I was a lot more excited about my body, which meant I started looking at it more. Not with stomach sucked in and flattering clothes and scars and stretch marks hidden away, but naked in mirrors, often dancing. Not looking to see how sexy I could be, but how much fun I could have. That helped me decide that I really like clothes that  are flowy and swoosh when I spin, websites advising me against them be damned. It also showed that I actually didn’t need anyone else present for my body to feel and be great!

It was a surprisingly large realisation for me that my body could be a source of happiness for me. I could do so much cool stuff with it! Like wear blue lipstick, or shave some of my hair and then have a fuzzy head I could pet if there was a shortage of puppies, or wear clothes that don’t match.
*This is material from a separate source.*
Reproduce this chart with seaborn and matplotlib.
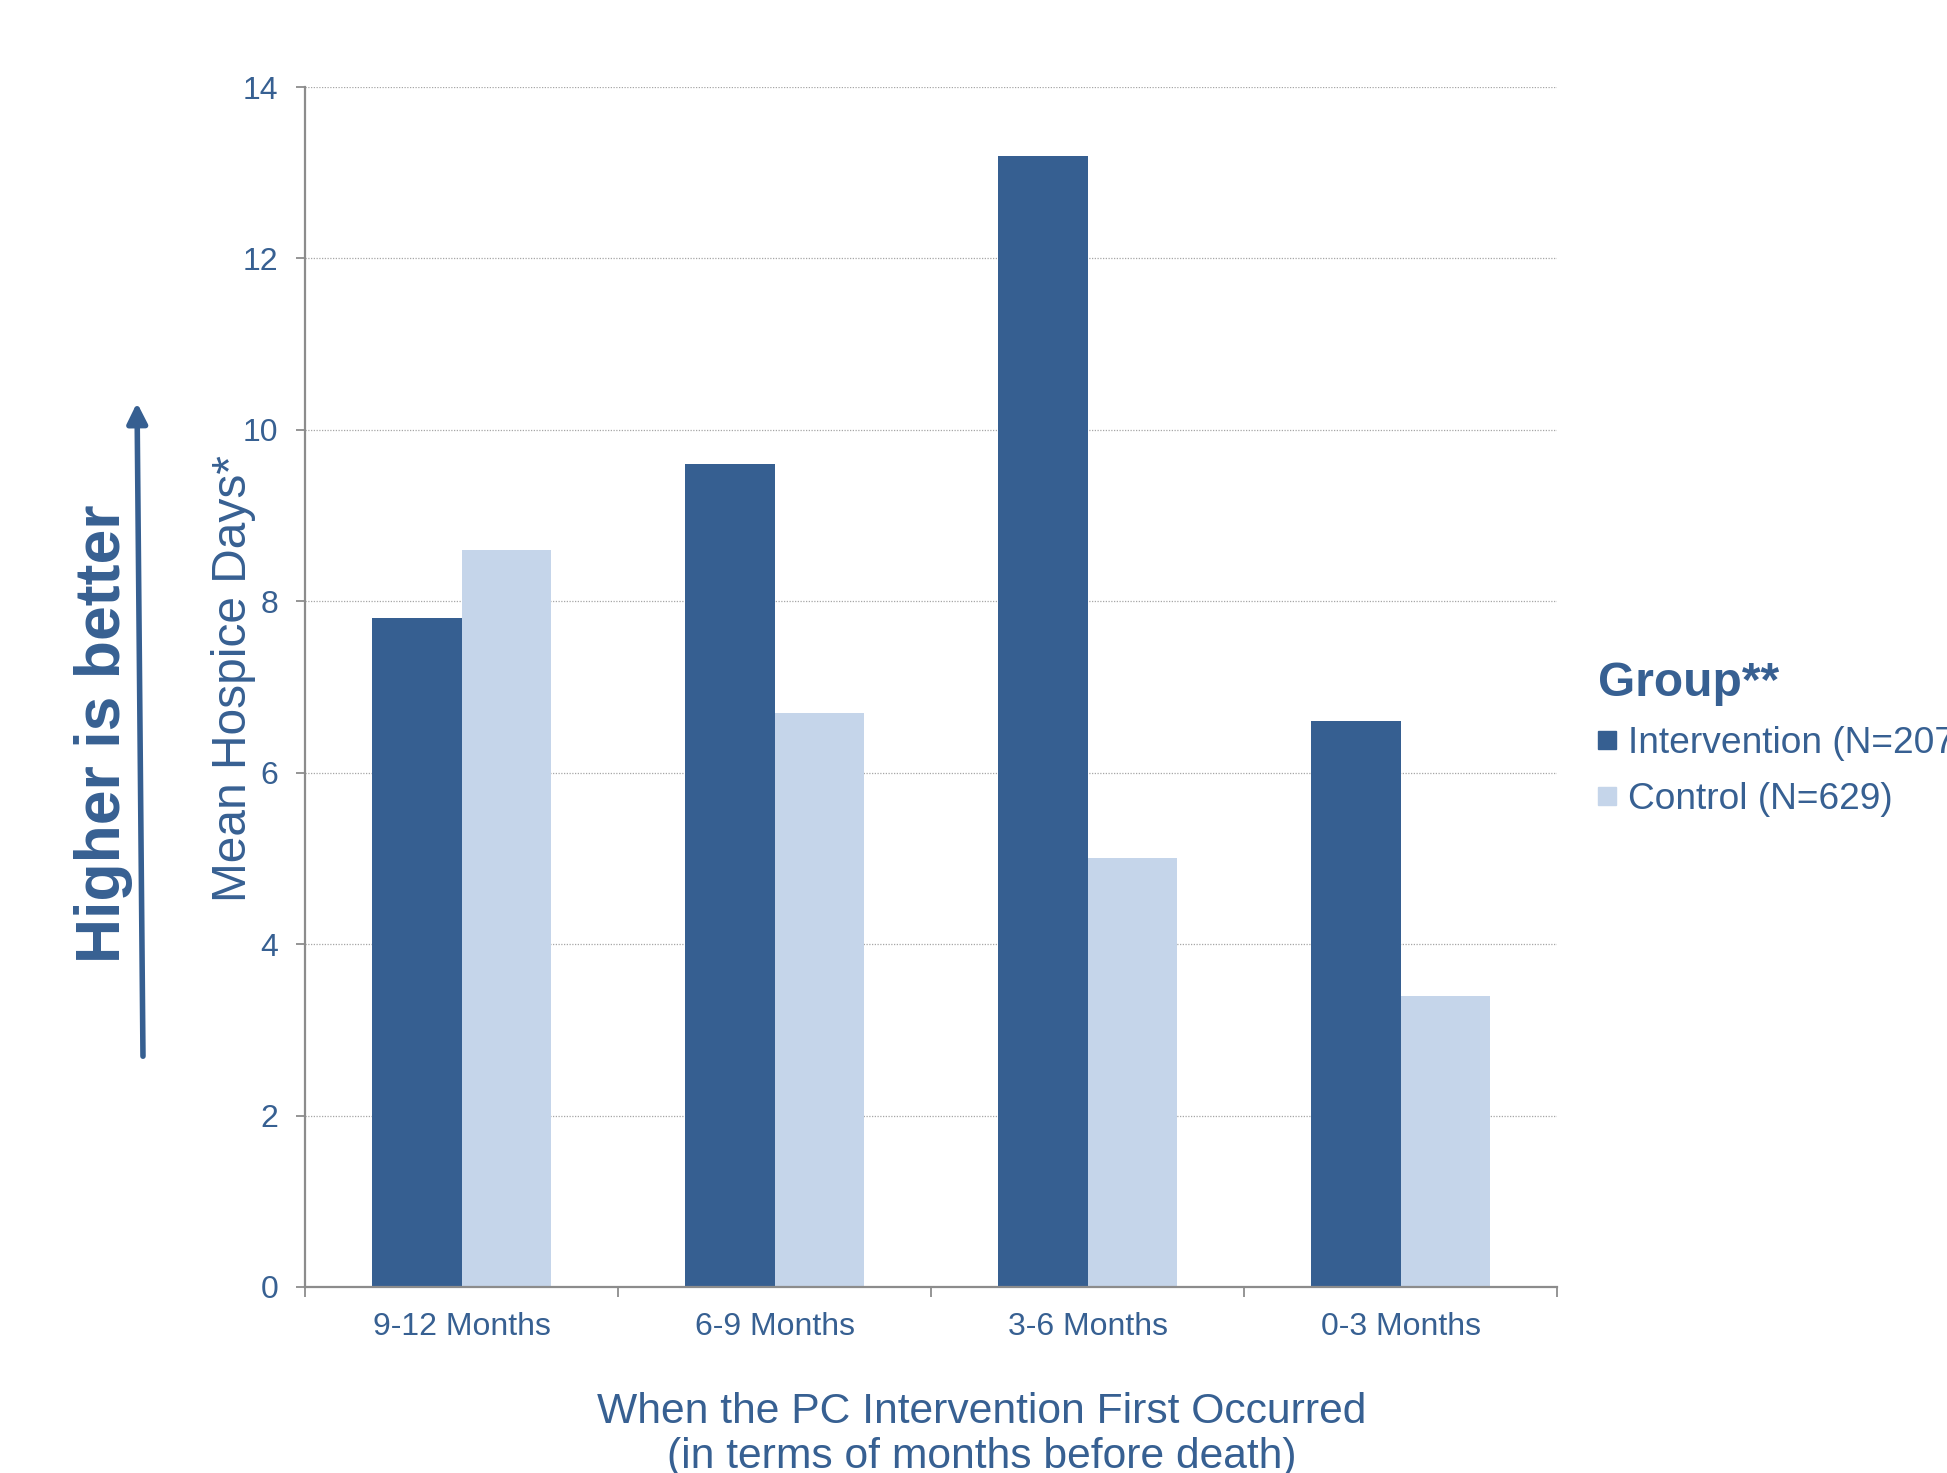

Being less uncomfortable with my body made it so much easier to approach and pursue friendships with people who didn’t validate it by having sex with me, which led to an incredible support network of great humans.

Even though it sounds like that when I write it out, this hasn’t been anything close to a linear journey. It’s been very rollercoaster-like, affected by things like weight changes, general mental health levels, how cute my outfit feels that day, the weather, literally so many things. I feel vastly differently about my body from day to day, and I figured it was just random for a while, but I’ve been paying attention to the patterns, and the lows are definitely getting less low, and the highs more high.